RECORDS SUPPLIED —

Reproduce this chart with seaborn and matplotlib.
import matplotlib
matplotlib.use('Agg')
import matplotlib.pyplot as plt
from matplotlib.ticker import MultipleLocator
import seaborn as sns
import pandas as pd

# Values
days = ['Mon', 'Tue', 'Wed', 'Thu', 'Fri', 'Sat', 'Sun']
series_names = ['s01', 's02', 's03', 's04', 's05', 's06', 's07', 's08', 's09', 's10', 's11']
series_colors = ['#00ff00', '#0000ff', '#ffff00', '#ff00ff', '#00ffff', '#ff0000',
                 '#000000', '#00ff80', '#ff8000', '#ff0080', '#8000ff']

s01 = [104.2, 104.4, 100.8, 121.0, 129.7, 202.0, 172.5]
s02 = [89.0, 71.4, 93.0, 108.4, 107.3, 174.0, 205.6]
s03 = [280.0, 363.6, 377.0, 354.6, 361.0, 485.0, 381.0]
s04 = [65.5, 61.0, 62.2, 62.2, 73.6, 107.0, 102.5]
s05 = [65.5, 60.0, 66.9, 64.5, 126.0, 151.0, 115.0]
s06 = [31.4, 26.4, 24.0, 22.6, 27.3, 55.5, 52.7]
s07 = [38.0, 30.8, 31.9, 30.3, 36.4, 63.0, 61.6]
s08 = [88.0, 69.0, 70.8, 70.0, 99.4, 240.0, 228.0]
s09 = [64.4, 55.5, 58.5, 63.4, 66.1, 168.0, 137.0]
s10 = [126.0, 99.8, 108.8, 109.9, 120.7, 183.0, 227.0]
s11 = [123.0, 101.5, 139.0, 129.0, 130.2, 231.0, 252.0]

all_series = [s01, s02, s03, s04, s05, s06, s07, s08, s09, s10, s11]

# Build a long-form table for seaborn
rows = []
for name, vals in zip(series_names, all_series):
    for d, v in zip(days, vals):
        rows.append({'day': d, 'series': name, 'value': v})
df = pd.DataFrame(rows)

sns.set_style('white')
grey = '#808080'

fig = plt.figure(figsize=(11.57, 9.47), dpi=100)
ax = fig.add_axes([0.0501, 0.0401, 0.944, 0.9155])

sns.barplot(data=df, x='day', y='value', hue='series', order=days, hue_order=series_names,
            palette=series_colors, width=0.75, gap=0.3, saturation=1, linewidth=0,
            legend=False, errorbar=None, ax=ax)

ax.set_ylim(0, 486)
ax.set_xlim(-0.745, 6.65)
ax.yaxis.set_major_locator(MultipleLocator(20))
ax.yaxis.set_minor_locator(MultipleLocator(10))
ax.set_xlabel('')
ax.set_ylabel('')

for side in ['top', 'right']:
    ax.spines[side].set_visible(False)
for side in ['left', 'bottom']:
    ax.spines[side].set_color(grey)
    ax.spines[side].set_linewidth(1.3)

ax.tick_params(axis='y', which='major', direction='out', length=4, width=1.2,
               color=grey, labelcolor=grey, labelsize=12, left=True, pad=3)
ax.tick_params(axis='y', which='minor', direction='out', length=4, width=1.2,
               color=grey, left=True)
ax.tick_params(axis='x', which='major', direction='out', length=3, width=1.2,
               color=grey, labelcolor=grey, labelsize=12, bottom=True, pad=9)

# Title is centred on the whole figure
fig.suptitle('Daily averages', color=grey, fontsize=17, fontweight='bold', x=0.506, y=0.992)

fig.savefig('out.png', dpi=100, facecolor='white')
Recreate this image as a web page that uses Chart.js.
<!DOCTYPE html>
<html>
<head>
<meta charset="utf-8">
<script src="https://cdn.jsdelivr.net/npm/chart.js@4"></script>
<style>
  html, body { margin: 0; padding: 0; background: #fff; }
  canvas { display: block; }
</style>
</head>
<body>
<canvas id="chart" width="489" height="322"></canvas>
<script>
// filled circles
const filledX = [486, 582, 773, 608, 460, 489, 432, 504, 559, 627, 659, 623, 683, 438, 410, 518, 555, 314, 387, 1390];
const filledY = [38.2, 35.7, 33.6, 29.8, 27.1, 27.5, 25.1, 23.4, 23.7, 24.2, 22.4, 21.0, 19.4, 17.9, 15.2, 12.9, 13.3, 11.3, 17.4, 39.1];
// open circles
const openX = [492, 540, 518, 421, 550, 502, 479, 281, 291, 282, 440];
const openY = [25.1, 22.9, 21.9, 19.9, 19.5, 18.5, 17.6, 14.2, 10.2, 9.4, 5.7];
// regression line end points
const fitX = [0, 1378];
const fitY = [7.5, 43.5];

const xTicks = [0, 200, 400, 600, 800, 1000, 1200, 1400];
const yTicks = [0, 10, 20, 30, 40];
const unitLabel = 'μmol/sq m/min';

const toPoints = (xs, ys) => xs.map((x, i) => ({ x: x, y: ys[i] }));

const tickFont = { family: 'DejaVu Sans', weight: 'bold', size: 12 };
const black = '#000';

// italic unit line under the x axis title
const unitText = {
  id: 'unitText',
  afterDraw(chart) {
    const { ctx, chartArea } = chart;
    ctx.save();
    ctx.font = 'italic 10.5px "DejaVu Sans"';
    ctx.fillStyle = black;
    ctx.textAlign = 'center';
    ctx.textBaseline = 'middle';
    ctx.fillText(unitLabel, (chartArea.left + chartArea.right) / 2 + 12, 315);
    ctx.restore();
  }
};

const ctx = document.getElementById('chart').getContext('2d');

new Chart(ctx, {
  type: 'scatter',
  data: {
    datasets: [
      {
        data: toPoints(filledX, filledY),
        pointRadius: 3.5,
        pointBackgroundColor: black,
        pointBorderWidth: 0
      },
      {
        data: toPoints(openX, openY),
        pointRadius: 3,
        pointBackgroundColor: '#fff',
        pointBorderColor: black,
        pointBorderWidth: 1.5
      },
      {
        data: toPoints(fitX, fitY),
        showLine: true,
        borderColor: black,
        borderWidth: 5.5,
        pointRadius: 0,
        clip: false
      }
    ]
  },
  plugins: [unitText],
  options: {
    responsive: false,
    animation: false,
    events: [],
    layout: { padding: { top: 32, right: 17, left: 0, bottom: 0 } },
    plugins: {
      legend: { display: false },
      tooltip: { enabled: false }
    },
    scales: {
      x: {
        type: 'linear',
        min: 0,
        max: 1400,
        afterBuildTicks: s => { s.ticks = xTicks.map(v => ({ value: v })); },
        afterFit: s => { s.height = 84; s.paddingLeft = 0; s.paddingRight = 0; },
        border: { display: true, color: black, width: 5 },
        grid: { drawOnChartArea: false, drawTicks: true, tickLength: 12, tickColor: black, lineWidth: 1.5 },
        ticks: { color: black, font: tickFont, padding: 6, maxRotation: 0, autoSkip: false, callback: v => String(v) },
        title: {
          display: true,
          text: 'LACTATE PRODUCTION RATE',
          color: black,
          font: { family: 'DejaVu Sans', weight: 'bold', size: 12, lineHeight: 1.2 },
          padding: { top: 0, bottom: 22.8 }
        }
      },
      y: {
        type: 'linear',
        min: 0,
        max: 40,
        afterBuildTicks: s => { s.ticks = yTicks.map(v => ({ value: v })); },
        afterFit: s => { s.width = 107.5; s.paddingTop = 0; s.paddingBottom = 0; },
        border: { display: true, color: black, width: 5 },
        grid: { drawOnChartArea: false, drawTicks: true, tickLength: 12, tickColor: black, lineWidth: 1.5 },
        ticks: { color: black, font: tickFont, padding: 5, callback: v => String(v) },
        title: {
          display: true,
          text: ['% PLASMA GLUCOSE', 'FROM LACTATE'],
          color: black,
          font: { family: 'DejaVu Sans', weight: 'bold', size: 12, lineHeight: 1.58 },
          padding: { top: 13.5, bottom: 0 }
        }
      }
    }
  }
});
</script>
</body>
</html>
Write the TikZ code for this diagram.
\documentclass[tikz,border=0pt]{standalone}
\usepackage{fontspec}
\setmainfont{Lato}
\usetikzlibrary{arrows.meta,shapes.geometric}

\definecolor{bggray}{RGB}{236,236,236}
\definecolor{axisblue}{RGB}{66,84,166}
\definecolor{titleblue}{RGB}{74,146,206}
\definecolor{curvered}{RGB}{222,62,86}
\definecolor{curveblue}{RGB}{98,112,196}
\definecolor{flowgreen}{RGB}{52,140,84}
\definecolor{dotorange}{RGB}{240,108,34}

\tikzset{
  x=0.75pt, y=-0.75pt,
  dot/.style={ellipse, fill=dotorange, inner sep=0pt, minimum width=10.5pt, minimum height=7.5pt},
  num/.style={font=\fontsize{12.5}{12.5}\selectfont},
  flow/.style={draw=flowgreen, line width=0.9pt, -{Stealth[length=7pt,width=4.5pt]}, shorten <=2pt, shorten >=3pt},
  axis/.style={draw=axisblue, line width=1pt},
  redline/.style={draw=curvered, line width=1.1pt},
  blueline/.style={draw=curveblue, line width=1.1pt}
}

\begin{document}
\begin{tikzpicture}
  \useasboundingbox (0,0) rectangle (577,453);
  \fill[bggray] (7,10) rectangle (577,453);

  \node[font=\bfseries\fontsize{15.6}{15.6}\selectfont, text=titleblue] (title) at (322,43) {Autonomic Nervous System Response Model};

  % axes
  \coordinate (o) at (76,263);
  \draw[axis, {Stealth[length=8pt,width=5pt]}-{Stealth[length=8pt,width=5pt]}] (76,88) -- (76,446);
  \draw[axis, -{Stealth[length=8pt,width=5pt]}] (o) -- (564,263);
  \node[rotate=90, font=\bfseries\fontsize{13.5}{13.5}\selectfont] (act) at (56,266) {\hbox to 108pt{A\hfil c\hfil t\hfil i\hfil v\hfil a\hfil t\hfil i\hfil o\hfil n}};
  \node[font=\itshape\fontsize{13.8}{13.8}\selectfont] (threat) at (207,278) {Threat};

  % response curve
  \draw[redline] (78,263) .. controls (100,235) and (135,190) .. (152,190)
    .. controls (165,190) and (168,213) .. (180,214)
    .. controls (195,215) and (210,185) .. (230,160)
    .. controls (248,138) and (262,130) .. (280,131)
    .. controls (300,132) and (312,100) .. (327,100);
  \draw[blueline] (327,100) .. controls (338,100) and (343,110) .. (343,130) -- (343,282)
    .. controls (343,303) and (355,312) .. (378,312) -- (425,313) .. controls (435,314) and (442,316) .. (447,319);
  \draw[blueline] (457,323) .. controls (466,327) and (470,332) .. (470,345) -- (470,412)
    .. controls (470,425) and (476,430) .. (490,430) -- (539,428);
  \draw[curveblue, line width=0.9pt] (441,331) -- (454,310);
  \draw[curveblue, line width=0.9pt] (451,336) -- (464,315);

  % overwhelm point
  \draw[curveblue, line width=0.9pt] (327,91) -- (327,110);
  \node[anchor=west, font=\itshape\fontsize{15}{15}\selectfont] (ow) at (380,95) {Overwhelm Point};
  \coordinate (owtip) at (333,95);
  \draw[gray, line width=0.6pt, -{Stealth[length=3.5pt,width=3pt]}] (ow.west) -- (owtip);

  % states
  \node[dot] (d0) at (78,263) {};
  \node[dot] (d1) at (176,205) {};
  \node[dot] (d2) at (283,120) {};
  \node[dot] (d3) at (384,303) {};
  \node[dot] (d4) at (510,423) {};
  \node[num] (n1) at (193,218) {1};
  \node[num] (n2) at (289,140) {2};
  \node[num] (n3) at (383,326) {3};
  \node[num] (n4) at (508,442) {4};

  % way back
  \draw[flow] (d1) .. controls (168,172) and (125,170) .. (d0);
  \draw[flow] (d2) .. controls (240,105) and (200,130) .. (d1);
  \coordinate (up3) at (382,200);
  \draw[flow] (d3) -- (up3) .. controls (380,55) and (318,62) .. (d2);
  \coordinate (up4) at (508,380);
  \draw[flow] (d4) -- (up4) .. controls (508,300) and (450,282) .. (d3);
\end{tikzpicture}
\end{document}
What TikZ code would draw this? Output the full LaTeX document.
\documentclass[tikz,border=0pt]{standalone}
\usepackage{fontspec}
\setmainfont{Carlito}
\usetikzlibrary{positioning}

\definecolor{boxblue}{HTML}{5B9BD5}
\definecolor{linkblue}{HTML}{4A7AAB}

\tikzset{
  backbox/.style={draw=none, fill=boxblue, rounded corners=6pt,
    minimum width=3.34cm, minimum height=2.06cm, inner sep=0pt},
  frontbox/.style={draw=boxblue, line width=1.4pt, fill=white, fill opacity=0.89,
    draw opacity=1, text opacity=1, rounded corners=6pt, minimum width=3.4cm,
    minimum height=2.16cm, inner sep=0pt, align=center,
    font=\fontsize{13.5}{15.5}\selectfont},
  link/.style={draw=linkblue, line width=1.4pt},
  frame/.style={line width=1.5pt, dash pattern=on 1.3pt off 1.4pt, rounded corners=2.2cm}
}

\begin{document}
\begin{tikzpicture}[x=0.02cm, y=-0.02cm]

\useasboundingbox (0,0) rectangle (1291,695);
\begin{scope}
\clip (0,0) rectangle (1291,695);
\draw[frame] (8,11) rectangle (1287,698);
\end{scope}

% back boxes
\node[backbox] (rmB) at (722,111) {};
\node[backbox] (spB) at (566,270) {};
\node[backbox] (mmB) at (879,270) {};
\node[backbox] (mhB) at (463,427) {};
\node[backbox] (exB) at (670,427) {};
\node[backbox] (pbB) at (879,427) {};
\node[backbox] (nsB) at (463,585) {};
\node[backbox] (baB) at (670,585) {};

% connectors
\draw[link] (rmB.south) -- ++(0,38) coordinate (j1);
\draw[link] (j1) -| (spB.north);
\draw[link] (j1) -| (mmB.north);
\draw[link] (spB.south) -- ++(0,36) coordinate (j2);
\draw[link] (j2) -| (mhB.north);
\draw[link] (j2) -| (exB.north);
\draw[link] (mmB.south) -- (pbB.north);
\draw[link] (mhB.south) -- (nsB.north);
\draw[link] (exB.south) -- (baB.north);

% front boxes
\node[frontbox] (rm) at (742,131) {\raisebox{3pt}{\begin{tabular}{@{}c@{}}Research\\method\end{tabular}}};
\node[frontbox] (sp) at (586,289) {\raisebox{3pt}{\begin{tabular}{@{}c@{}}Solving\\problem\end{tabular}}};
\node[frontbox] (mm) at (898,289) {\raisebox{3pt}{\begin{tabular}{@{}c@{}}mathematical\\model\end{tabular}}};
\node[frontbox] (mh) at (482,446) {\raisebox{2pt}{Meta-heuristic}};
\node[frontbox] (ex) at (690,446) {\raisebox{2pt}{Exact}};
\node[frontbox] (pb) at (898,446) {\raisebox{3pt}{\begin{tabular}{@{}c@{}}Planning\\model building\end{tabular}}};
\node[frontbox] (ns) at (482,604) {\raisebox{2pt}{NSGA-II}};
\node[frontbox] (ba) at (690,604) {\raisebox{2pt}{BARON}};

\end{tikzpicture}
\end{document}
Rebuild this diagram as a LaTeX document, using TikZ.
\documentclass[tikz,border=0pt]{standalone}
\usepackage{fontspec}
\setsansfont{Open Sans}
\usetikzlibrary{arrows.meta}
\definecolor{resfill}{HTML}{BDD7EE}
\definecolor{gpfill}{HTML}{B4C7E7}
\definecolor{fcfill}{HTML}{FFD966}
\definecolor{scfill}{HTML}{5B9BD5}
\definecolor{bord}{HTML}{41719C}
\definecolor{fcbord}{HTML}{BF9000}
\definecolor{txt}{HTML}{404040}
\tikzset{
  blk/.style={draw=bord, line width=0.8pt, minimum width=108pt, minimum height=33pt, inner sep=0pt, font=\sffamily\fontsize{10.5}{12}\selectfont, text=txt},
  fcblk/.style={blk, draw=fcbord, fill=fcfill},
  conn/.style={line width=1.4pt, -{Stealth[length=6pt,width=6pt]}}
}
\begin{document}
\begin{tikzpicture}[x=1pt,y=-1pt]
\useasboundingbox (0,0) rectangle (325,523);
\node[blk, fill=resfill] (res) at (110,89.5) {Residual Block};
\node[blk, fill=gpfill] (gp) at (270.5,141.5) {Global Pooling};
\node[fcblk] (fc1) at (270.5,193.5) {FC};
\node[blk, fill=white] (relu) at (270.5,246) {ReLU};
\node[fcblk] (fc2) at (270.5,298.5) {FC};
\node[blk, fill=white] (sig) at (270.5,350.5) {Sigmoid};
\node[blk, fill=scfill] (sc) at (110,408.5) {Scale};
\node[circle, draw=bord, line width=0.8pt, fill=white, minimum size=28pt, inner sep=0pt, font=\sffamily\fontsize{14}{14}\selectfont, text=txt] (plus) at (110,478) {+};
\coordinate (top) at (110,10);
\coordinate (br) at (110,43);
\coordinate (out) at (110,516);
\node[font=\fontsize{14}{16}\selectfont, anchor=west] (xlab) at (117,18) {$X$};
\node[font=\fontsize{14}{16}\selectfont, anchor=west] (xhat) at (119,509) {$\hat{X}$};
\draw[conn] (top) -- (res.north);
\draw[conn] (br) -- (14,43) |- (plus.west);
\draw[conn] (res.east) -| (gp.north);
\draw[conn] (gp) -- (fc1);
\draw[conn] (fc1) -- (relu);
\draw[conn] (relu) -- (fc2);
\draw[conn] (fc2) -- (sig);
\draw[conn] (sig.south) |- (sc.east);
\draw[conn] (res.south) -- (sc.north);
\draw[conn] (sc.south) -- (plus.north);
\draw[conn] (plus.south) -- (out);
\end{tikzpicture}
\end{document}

REQUIREMENT — Print exactly, and only, the lines beginning at the top of the listing and ending at the line with "import pandas as pd".

FINISHED EXERCISE —
Reproduce this chart with seaborn and matplotlib.
import matplotlib
matplotlib.use('Agg')
import matplotlib.pyplot as plt
from matplotlib.ticker import MultipleLocator
import seaborn as sns
import pandas as pd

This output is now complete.